Biogen has other benefits in mind, too. The firm wants to get more involved in gene editing—a method of snipping out and replacing a defective gene.
Biogen already has a 2014 partnership with Sangamo Biosciences (NASDAQ: SGMO), which owns the rights to one method of gene editing known as zinc fingers. Biogen hasn’t yet cut a deal with any of the companies harnessing CRISPR-Cas9, a newer gene editing technology that has taken the scientific world by storm over the past few years. “This is obviously something we’re looking into,” Danos says, calling the UPenn alliance a “stepping stone” for a potential partnership with a CRISPR company, because it gives Biogen a deeper toolkit of delivery technologies that it and its partners can work with.

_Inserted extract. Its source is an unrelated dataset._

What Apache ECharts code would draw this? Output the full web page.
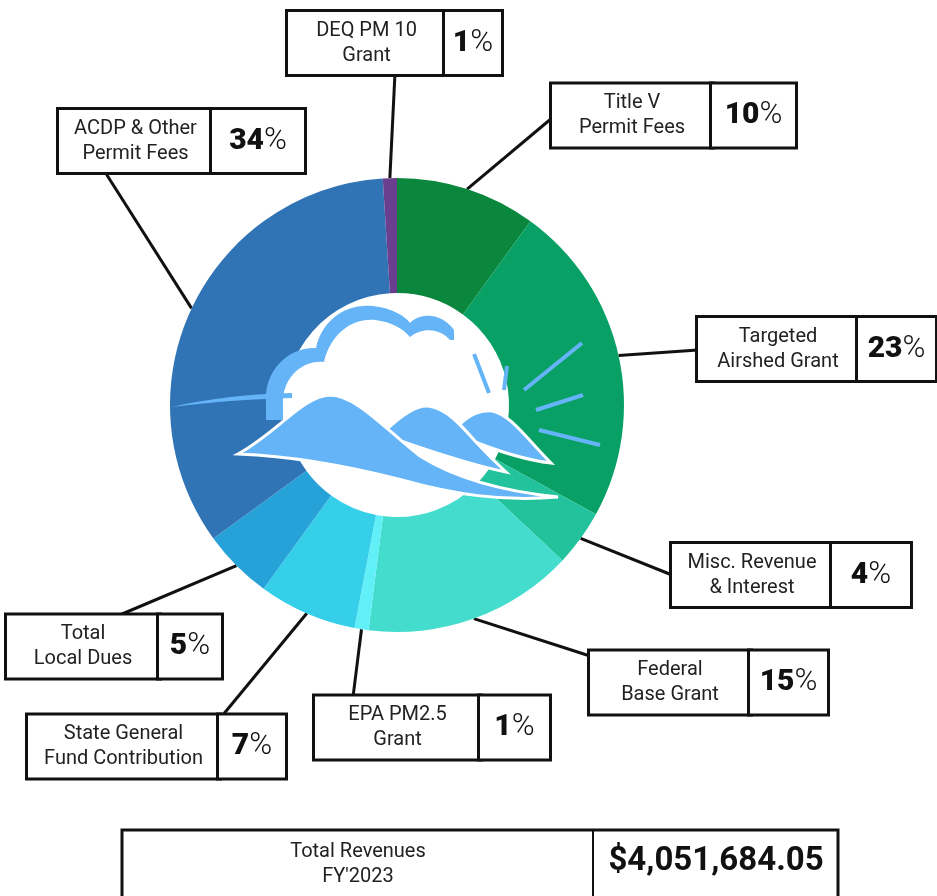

Likewise, Danos says, maybe smaller gene therapy developers might be able to benefit from Biogen’s help. Perhaps Solid Biosciences—a gene therapy startup that Biogen acquired a stake in last year—eventually needs some help moving forward a gene therapy it’s developing for Duchenne muscular dystrophy, Danos says.
“At some point if they’re gong to be successful in the clinic, they’re going to need to move to the next [step],” he says. “Who can do that? Probably not a small biotech.”